We heard the allegation that Africans indulge in cannibalism in numerous other interviews, and we weren’t the only ones. Ilma Hasan, a TV reporter for India Today, was continually interrupted while interviewing an injured Nigerian national by a bystander who yelled, “You people cover only them. They eat human flesh!”
In addition to widespread claims of cannibalism, local residents also blame Africans for encouraging ‘party culture’ in their neighbourhood and for corrupting their children.
“They drive huge cars and drink liquor at public spots, their women wear skimpy outfits and often they indulge in drunken brawls. They sell drugs to our kids. They are well built and they fear no one. We don’t want them here,” said Bhati.
Fear of the physique and appearance of African citizens seems to be common. Many locals told us that they fear Africans because they are “huge” and it would take at last six to eight Indians to “deal with” one of them. While recounting the vicious attack on the Nigerian brothers, Endurance Amarawa and Precious Amalcima, at Ansal Plaza Mall on March 27, one policeman told us how the brothers survived the severe blows because they were “well built”.
These prejudices and fears make it hard for many students to live here. Mukesh Bhati, a local property agent, told us that he provides housing to African and Kashmiri students in vacant towers of unfinished housing societies. This way, he said, they can stay in large numbers without causing much inconvenience to the builders.
“Builder can ask them to vacate the flats when he manages to sell them or if he wishes to develop a planned residential society,” he said. “Till the time the building is under construction, it is easy money for the owner if he rents it out.”
‘Ghost societies’ is a common phrase in Greater Noida for the residential complexes that are stuck in the phase of construction for years due to legal tussles and market conditions.
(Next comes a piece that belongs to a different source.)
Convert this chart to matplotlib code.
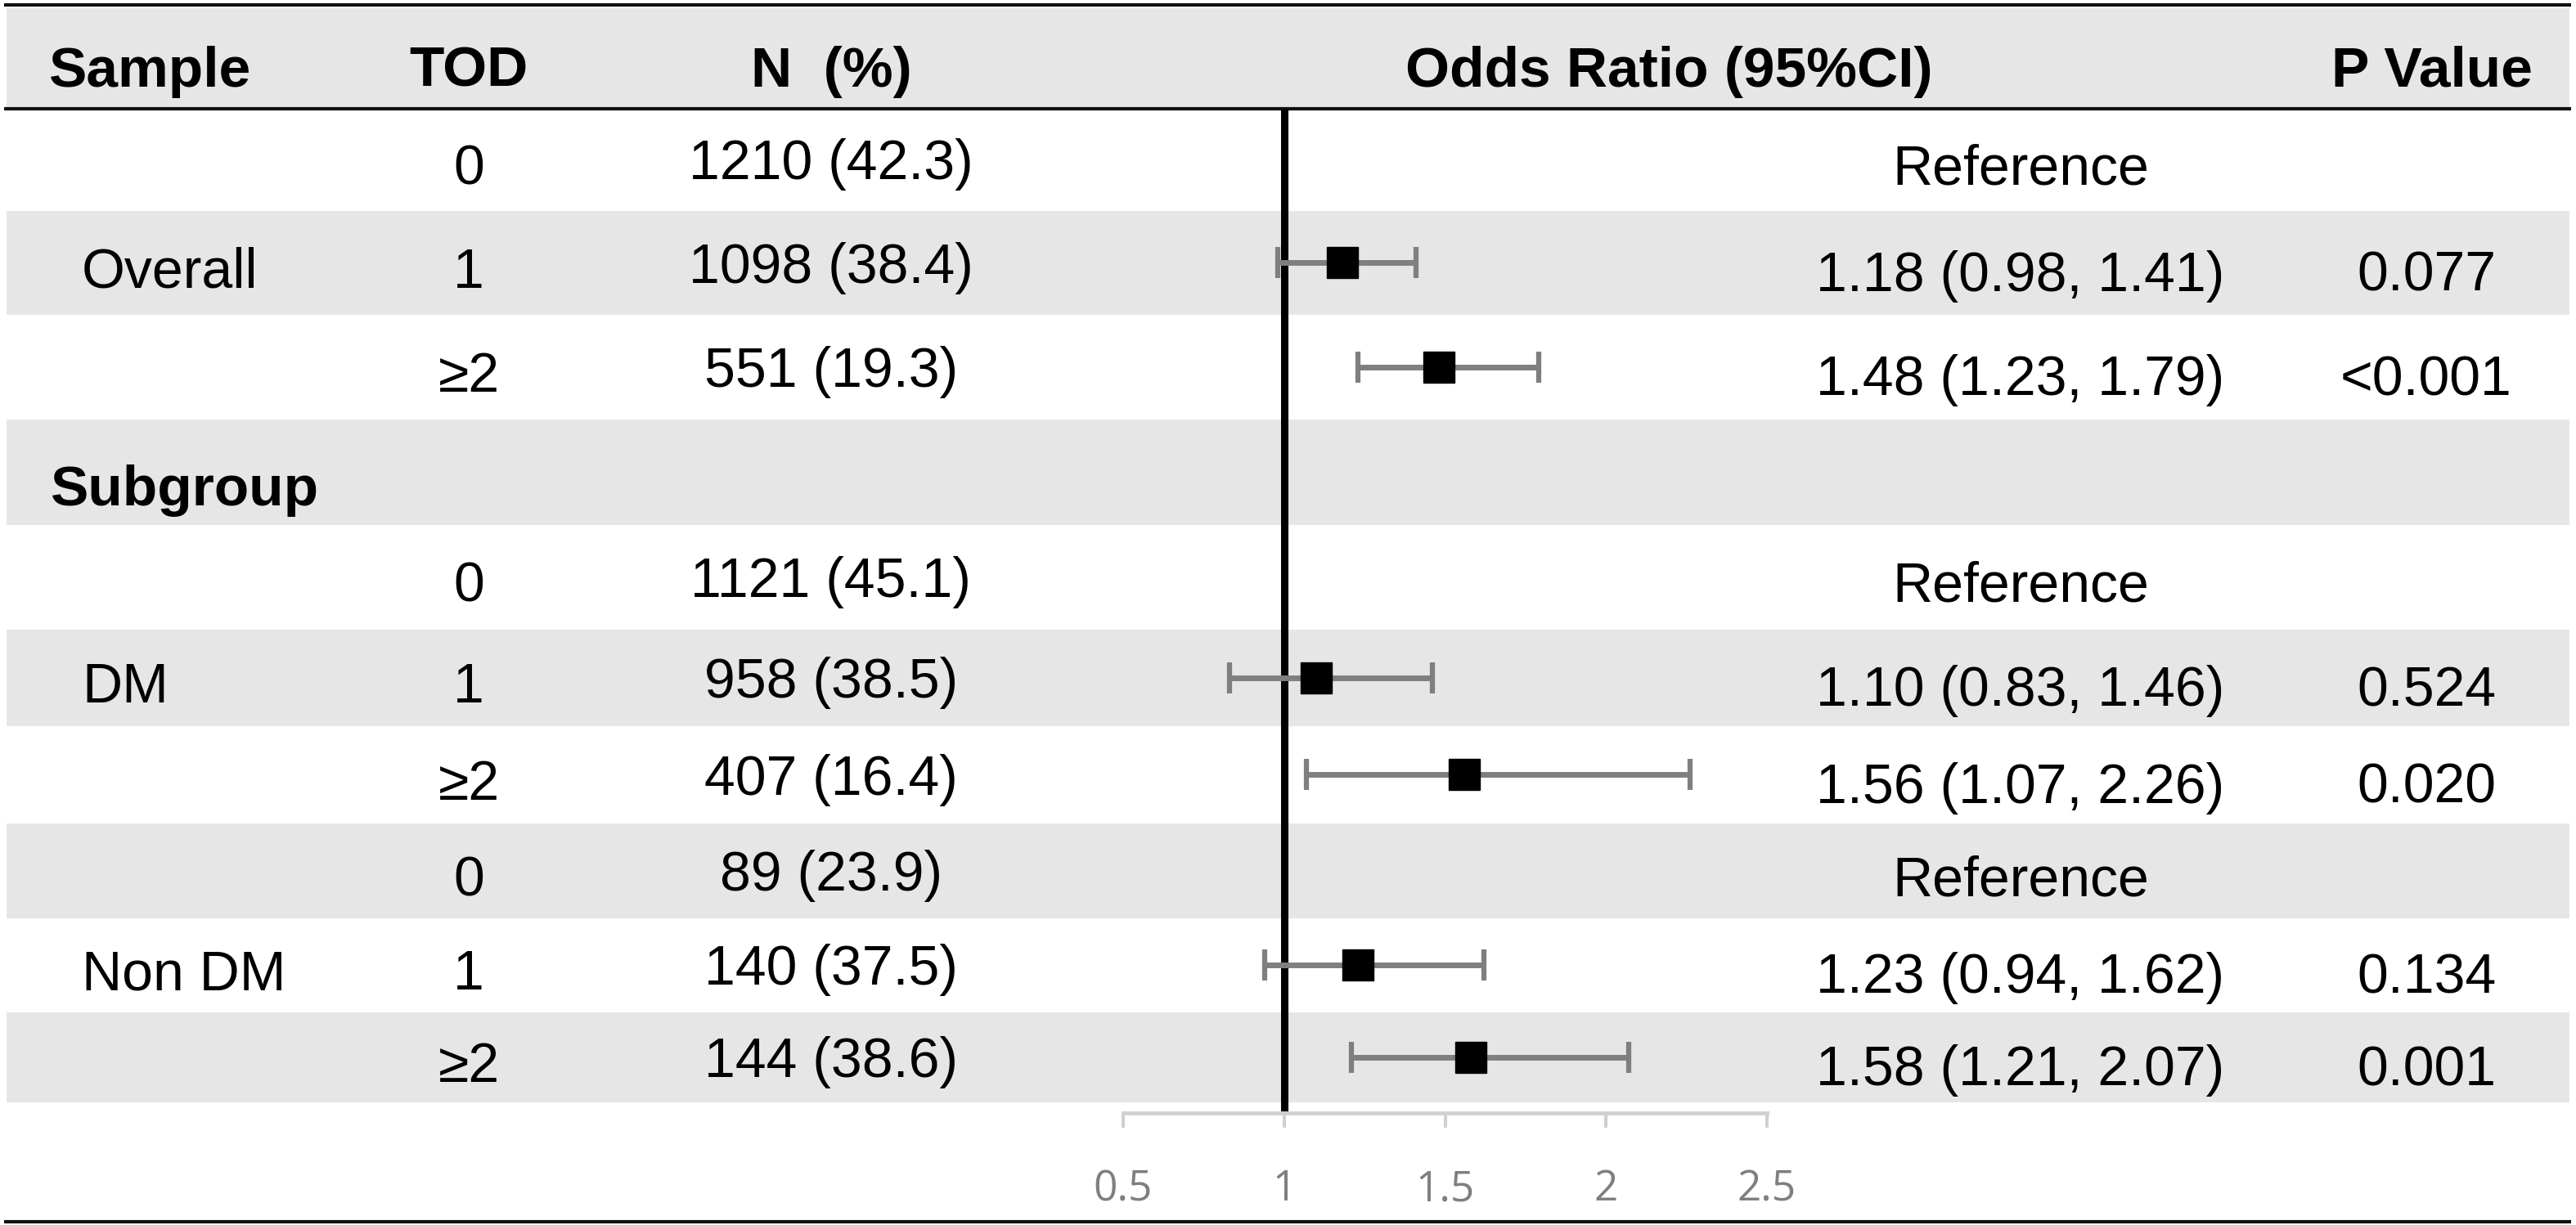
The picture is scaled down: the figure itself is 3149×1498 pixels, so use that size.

Visiting these ghost towers, I’ve seen hundreds of Africans living in them. Such places are likely home to a large fraction of the population of roughly 4,000 Africans living in Greater Noida.
Nonetheless, the suburb is an attractive destination for foreign students; there are over two dozen colleges in Knowledge Park. David, a student of African descent at Kiroli Mal College of Delhi University and a resident of the suburb, told us he was dejected over the recent violence and a subsequent order by the police that Africans living in Greater Noida not leave their houses for any reason without a police escort.
“I am acquainted with places such as Munirka, but I have never liked staying in Delhi,” he said. “It is full of people. Greater Noida was an isolated yet inclusive place for us because people never interfered in our lives. I like this place”
Since police start permitting Africans to move freely again in Greater Noida in early April, the level of tension in the suburb has been slowly decreasing. Such incidents have still left disturbing memories for African citizens staying in a country that boasts of its divine treatment of guests. It is reasonable to expect fewer students to choose to live in Noida and fewer Africans to study in our country at all.
But more than anything, the attacks have revealed an uncomfortable truth about us that we’ve been trying to avoid — the truth about our contempt for certain different cultures, disdain for the living and eating habits of some foreigners, and our inability to function as a mutually inclusive society. All this falls under the classic definition of racism, yet we aren’t doing much about it.